There should be up to around 50k possible event types, but the vast majority of them will probably never be used, so the database will most likely contain only a couple of thousands of types but a much larger amount of users.
c) Another, less important query will be to look up what events a specific user has, but this will only happen based on user-input and not be too frequent.

Events are created by users with a date (year, month, day, hour) within the next few months. Every user may have up to 10 events at a time, but the average number will be lower. Since the amount of users should get bigger than the amount of combionations between dates popular types, users will most likely share those two values, but not other variables that probably will be more or less unique to them when looking at the type-date combination.

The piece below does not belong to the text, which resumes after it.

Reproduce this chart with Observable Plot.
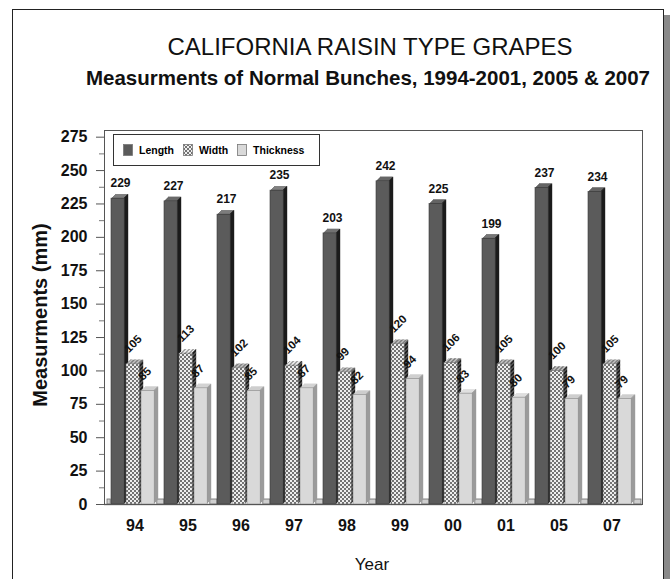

While the bucket structure you proposed could help group dates into groups (e. g. by day), this structure wouldn’t be very useful when performing query b).
The other structure you proposed would, if I understand this correctly, rather help speed up things when performing query c), but since this one will be a rather unimportant and not very frequent query compared to a) and b), I dont know if this is the best choice.

Thanks,
Til

Pavel_Duchovny · December 29, 2020, 5:17pm

Hi @Til_Weimann,

Now looking at the details why not to hold a document for each event in an event collection. This collection can be segregated into partitions (generic names for collections based on a monthly or yearly basis like events_202012) each document will be for an event holding user info, type and expireDate. expireDate will be indexed so you could fetch any expire documents and pass their data to the functions.

As you can index your type data you will be able to do queries based on type filtering.

An example of a high level document:

{ "event_id" : ...,
 "Event_Name" : ...,
 "expireDate" : ...,
 "UserData": { userId : ...}
 "EventType" : { typeId : ....}
...
}

Now here you have the flexibility to hold a document per user and duplicate it for users sharing the event or turn users to arrays and host user ids in them.

Additionally , you can think on using a ttl index to eventually expire to object if you just need to delete it or use a remove command at the end of processing for each event.

You can use the trick of 0 seconds expire settings so you set the expire field with the current date only after processing the event for deletion and the ttl thread will expire it.

One last question is if you have the need to show a user profile and its associated evenrts as this might be a bit more complex with this design. In such case there might be benift in holding a users collection with events array (up to 10) for each user, and each event will hold its expireDate and type. But you will probably still need to have an extended reference collection for extra event details to avoid overflowing the user profile doc.

Thanks
Pavel

system · January 3, 2021, 5:17pm

This topic was automatically closed 5 days after the last reply. New replies are no longer allowed.